Продолжаем наш проект «Писатели о дорогих сердцу вещах».-2

Мне шесть лет. Провожу летние каникулы в Майкопе у бабушки и няни, на берегу реки Белой, у подножия гор. Кроме лета, весь год я живу с родителями в долине Кыргызстана, окружённой дымными хребтами Тянь-Шаня. Вокруг меня повсюду горы, и не существует более упоительной картины!

Крышка туеска завораживает и манит. Я давным-давно решила: вырасту и стану альпинисткой!

Бабушке эта идея не нравится.

– А вот у Любовь Михайловны с соседнего дома такое горе! – говорит она, взбивая руками тесто – раскрасневшаяся, полненькая, сдобная пятидесятипятилетняя женщина. – Внук её, Славка… Да ты ж знаешь того мальчика…

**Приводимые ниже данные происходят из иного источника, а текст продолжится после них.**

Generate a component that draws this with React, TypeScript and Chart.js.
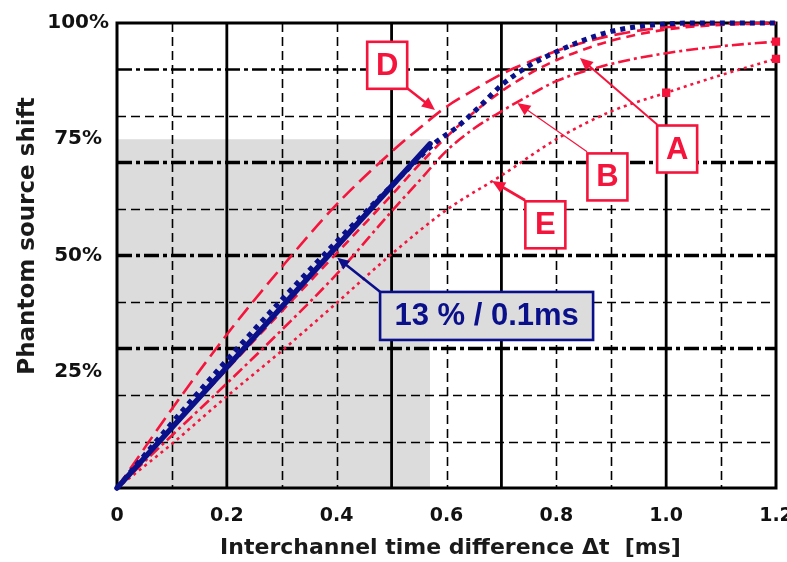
import React, { useEffect, useRef } from 'react';
import { Chart, registerables } from 'chart.js';

Chart.register(...registerables);

// ---- Data ----
const xTicks = [0, 0.2, 0.4, 0.6, 0.8, 1.0, 1.2];
const xTickLabels = ['0', '0.2', '0.4', '0.6', '0.8', '1.0', '1.2'];
const yTicks = [25, 50, 75, 100];
const yTickLabels = ['25%', '50%', '75%', '100%'];

const gridSolidX = [0.2, 0.5, 0.7, 1.0];
const gridDashedX = [0.1, 0.3, 0.4, 0.6, 0.8, 0.9, 1.1];
const gridDashDotY = [30, 50, 70, 90];
const gridDashedY = [10, 20, 40, 60, 80];

const shadeMaxX = 0.57;
const shadeMaxY = 75;

const blueSolidX = [0, 0.57];
const blueSolidY = [0, 74];

const blueDottedX = [0, 0.1, 0.2, 0.3, 0.4, 0.5, 0.58, 0.62, 0.66, 0.7, 0.75, 0.8, 0.85, 0.9, 0.97, 1.05, 1.2];
const blueDottedY = [0, 14, 27.5, 40.5, 53, 65, 74.3, 77.7, 82, 86.6, 90.8, 93.8, 96.3, 98.2, 99.5, 100, 100];

const curveDX = [0, 0.1, 0.2, 0.3, 0.4, 0.5, 0.55, 0.6, 0.65, 0.7, 0.75, 0.8, 0.9, 1.0, 1.1, 1.2];
const curveDY = [0, 17, 33, 47.5, 61, 72.3, 77.3, 82, 85.6, 89, 91.6, 94, 97.3, 99.1, 99.8, 100];

const curveAX = [0, 0.1, 0.2, 0.3, 0.4, 0.5, 0.55, 0.6, 0.65, 0.7, 0.75, 0.8, 0.85, 0.9, 1.0, 1.1, 1.2];
const curveAY = [0, 12.8, 25.5, 38, 50.5, 63, 69.5, 75.5, 80.8, 85.3, 89, 92, 94.3, 96.2, 98.6, 99.6, 99.9];

const curveBX = [0, 0.1, 0.2, 0.3, 0.4, 0.5, 0.55, 0.6, 0.65, 0.7, 0.75, 0.8, 0.9, 1.0, 1.1, 1.2];
const curveBY = [0, 11.3, 22.5, 34, 46, 59.5, 66, 72.5, 77.3, 81, 84.4, 87.5, 91.2, 93.5, 95, 96];

const curveEX = [0, 0.1, 0.2, 0.3, 0.4, 0.5, 0.6, 0.7, 0.8, 0.9, 1.0, 1.1, 1.2];
const curveEY = [0, 9.5, 19.7, 29.5, 39.8, 50.3, 59.8, 67.2, 75, 81, 85, 88.8, 92.3];

const labelNames = ['D', 'A', 'B', 'E'];
const slopeLabel = '13 % / 0.1ms';
const xTitle = 'Interchannel time difference \u0394t  [ms]';
const yTitle = 'Phantom source shift';

// ---- Styles / annotation placement (data coordinates) ----
const NAVY = '#0a0f8a';
const RED = '#f5143c';
const GRAY = '#dcdcdc';

const letterBoxes = [
  { text: 'D', cx: 0.492, cy: 90.9, from: [0.528, 86.0], to: [0.579, 81.3], lw: 2.5 },
  { text: 'A', cx: 1.02, cy: 72.9, from: [0.984, 78.1], to: [0.843, 92.5], lw: 2 },
  { text: 'B', cx: 0.893, cy: 66.9, from: [0.856, 72.3], to: [0.729, 82.8], lw: 1.2 },
  { text: 'E', cx: 0.78, cy: 56.6, from: [0.743, 61.9], to: [0.683, 66.0], lw: 2.8 },
];
const slopeBox = { cx: 0.673, cy: 37.0, w: 213, h: 48, from: [0.479, 42.2], to: [0.401, 49.5] };

const pts = (xs: number[], ys: number[]) => xs.map((x, i) => ({ x, y: ys[i] }));

function drawArrow(ctx: CanvasRenderingContext2D, x1: number, y1: number, x2: number, y2: number, color: string, lw: number, head: number) {
  const ang = Math.atan2(y2 - y1, x2 - x1);
  ctx.save();
  ctx.strokeStyle = color;
  ctx.fillStyle = color;
  ctx.lineWidth = lw;
  ctx.setLineDash([]);
  ctx.beginPath();
  ctx.moveTo(x1, y1);
  ctx.lineTo(x2 - Math.cos(ang) * head * 0.8, y2 - Math.sin(ang) * head * 0.8);
  ctx.stroke();
  ctx.beginPath();
  ctx.moveTo(x2, y2);
  ctx.lineTo(x2 - head * Math.cos(ang) + head * 0.45 * Math.sin(ang), y2 - head * Math.sin(ang) - head * 0.45 * Math.cos(ang));
  ctx.lineTo(x2 - head * Math.cos(ang) - head * 0.45 * Math.sin(ang), y2 - head * Math.sin(ang) + head * 0.45 * Math.cos(ang));
  ctx.closePath();
  ctx.fill();
  ctx.restore();
}

const backdropPlugin = {
  id: 'backdrop',
  beforeDatasetsDraw(chart: any) {
    const { ctx, chartArea: a, scales } = chart;
    const xs = scales.x;
    const ys = scales.y;
    ctx.save();
    // shaded region
    const sx0 = xs.getPixelForValue(0);
    const sx1 = xs.getPixelForValue(shadeMaxX);
    const sy0 = ys.getPixelForValue(shadeMaxY);
    const sy1 = ys.getPixelForValue(0);
    ctx.fillStyle = GRAY;
    ctx.fillRect(sx0, sy0, sx1 - sx0, sy1 - sy0);

    ctx.strokeStyle = '#000';
    // dashed verticals
    ctx.lineWidth = 1.6;
    ctx.setLineDash([9, 5]);
    gridDashedX.forEach((v) => {
      const p = Math.round(xs.getPixelForValue(v)) + 0.5;
      ctx.beginPath(); ctx.moveTo(p, a.top); ctx.lineTo(p, a.bottom); ctx.stroke();
    });
    // dashed horizontals
    gridDashedY.forEach((v) => {
      const p = Math.round(ys.getPixelForValue(v)) + 0.5;
      ctx.beginPath(); ctx.moveTo(a.left, p); ctx.lineTo(a.right, p); ctx.stroke();
    });
    // dash-dot horizontals
    gridDashDotY.forEach((v) => {
      const p = ys.getPixelForValue(v);
      ctx.lineWidth = v === 90 ? 2.6 : 3.6;
      ctx.setLineDash([15, 4, 4, 4]);
      ctx.beginPath(); ctx.moveTo(a.left, p); ctx.lineTo(a.right, p); ctx.stroke();
    });
    // solid verticals
    ctx.setLineDash([]);
    ctx.lineWidth = 2.8;
    gridSolidX.forEach((v) => {
      const p = xs.getPixelForValue(v);
      ctx.beginPath(); ctx.moveTo(p, a.top); ctx.lineTo(p, a.bottom); ctx.stroke();
    });
    // frame
    ctx.lineWidth = 3;
    ctx.strokeRect(a.left, a.top, a.right - a.left, a.bottom - a.top);

    // axis titles
    ctx.fillStyle = '#1a1a1a';
    ctx.font = 'bold 22px "DejaVu Sans", sans-serif';
    ctx.textAlign = 'center';
    ctx.textBaseline = 'middle';
    ctx.fillText(xTitle, (a.left + a.right) / 2 + 4, 548);
    ctx.save();
    ctx.translate(28, 236);
    ctx.rotate(-Math.PI / 2);
    ctx.font = 'bold 23px "DejaVu Sans", sans-serif';
    ctx.fillText(yTitle, 0, 0);
    ctx.restore();
    ctx.restore();
  },
  afterDatasetsDraw(chart: any) {
    const { ctx, scales } = chart;
    const xs = scales.x;
    const ys = scales.y;
    const X = (v: number) => xs.getPixelForValue(v);
    const Y = (v: number) => ys.getPixelForValue(v);
    ctx.save();
    letterBoxes.forEach((b, i) => {
      drawArrow(ctx, X(b.from[0]), Y(b.from[1]), X(b.to[0]), Y(b.to[1]), RED, b.lw, 13);
      const w = 40, h = 47;
      const cx = X(b.cx), cy = Y(b.cy);
      ctx.fillStyle = '#fff';
      ctx.fillRect(cx - w / 2, cy - h / 2, w, h);
      ctx.strokeStyle = RED;
      ctx.lineWidth = 2.6;
      ctx.setLineDash([]);
      ctx.strokeRect(cx - w / 2, cy - h / 2, w, h);
      ctx.fillStyle = RED;
      ctx.font = 'bold 31px "Liberation Sans", Arial, sans-serif';
      ctx.textAlign = 'center';
      ctx.textBaseline = 'middle';
      ctx.fillText(labelNames[i], cx, cy + 1);
    });
    // slope label
    drawArrow(ctx, X(slopeBox.from[0]), Y(slopeBox.from[1]), X(slopeBox.to[0]), Y(slopeBox.to[1]), NAVY, 2.6, 12);
    const cx = X(slopeBox.cx), cy = Y(slopeBox.cy);
    ctx.fillStyle = GRAY;
    ctx.fillRect(cx - slopeBox.w / 2, cy - slopeBox.h / 2, slopeBox.w, slopeBox.h);
    ctx.strokeStyle = NAVY;
    ctx.lineWidth = 2.6;
    ctx.strokeRect(cx - slopeBox.w / 2, cy - slopeBox.h / 2, slopeBox.w, slopeBox.h);
    ctx.fillStyle = NAVY;
    ctx.font = 'bold 31px "Liberation Sans", Arial, sans-serif';
    ctx.textAlign = 'center';
    ctx.textBaseline = 'middle';
    ctx.fillText(slopeLabel, cx, cy + 1);
    ctx.restore();
  },
};

const lastPointRadius = (n: number, extra: number[] = []) => (c: any) =>
  c.dataIndex === n - 1 || extra.includes(c.dataIndex) ? 4 : 0;

export default function App() {
  const ref = useRef<HTMLCanvasElement | null>(null);
  useEffect(() => {
    if (!ref.current) return;
    const common = { pointRadius: 0, fill: false, clip: false as any, cubicInterpolationMode: 'monotone' as const };
    const chart = new Chart(ref.current, {
      type: 'line',
      data: {
        datasets: [
          { ...common, label: 'slope', data: pts(blueSolidX, blueSolidY), borderColor: NAVY, borderWidth: 5.5, borderCapStyle: 'round' },
          { ...common, label: 'blue dotted', data: pts(blueDottedX, blueDottedY), borderColor: NAVY, borderWidth: 5, borderDash: [5, 5] },
          { ...common, label: 'D', data: pts(curveDX, curveDY), borderColor: RED, borderWidth: 2.6, borderDash: [16, 7] },
          { ...common, label: 'A', data: pts(curveAX, curveAY), borderColor: RED, borderWidth: 2.6, borderDash: [9, 6] },
          {
            ...common, label: 'B', data: pts(curveBX, curveBY), borderColor: RED, borderWidth: 2.6, borderDash: [12, 4, 3, 4],
            pointStyle: 'rect', pointRadius: lastPointRadius(curveBX.length), pointBackgroundColor: RED, pointBorderColor: RED,
          },
          {
            ...common, label: 'E', data: pts(curveEX, curveEY), borderColor: RED, borderWidth: 2.6, borderDash: [3, 4],
            pointStyle: 'rect', pointRadius: lastPointRadius(curveEX.length, [10]), pointBackgroundColor: RED, pointBorderColor: RED,
          },
        ] as any,
      },
      options: {
        responsive: true,
        maintainAspectRatio: false,
        animation: false,
        layout: { padding: { left: 0, top: 23, right: 11, bottom: 0 } },
        plugins: { legend: { display: false }, tooltip: { enabled: false } },
        scales: {
          x: {
            type: 'linear', min: 0, max: 1.2,
            grid: { display: false, drawTicks: false },
            border: { display: false },
            afterBuildTicks: (s: any) => { s.ticks = xTicks.map((v) => ({ value: v })); },
            afterFit: (s: any) => { s.height = 74; s.paddingLeft = 0; s.paddingRight = 0; },
            ticks: {
              autoSkip: false, maxRotation: 0, minRotation: 0, padding: 17, color: '#111',
              font: { family: '"DejaVu Sans", sans-serif', size: 19, weight: 'bold' },
              callback: (v: any) => { const i = xTicks.findIndex((t) => Math.abs(t - Number(v)) < 1e-6); return i >= 0 ? xTickLabels[i] : ''; },
            },
          },
          y: {
            type: 'linear', min: 0, max: 100,
            grid: { display: false, drawTicks: false },
            border: { display: false },
            afterBuildTicks: (s: any) => { s.ticks = yTicks.map((v) => ({ value: v })); },
            afterFit: (s: any) => { s.width = 117; s.paddingTop = 0; s.paddingBottom = 0; },
            ticks: {
              autoSkip: false, crossAlign: 'center', padding: 8, color: '#111',
              font: { family: '"DejaVu Sans", sans-serif', size: 20, weight: 'bold' },
              callback: (v: any) => { const i = yTicks.findIndex((t) => Math.abs(t - Number(v)) < 1e-6); return i >= 0 ? yTickLabels[i] : ''; },
            },
          },
        },
      } as any,
      plugins: [backdropPlugin],
    });
    return () => chart.destroy();
  }, []);
  return (
    <div style={{ position: 'fixed', left: 0, top: 0, width: 787, height: 562, background: '#fff' }}>
      <canvas ref={ref} />
    </div>
  );
}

Бабушка поджимает губу. Я с тревогой жду: что случилось со Славкой из соседнего дома?

– Тоже хотел альпинистом стать! Бабушку не слушал! И что? Добаловался: вывалился с окна четвёртого этажа! Дурачком, наверно, останется…

– Так он живой?? А руки-ноги, позвоночник – переломал? – перебиваю я.

Бабушке, судя по её лицу, очень хочется сгустить краски. Она эмоционально качает головой, как будто произнесёт сейчас свою любимую присказку: «Вот, пожалуйста!» Напряженный лоб выдаёт внутреннюю борьбу…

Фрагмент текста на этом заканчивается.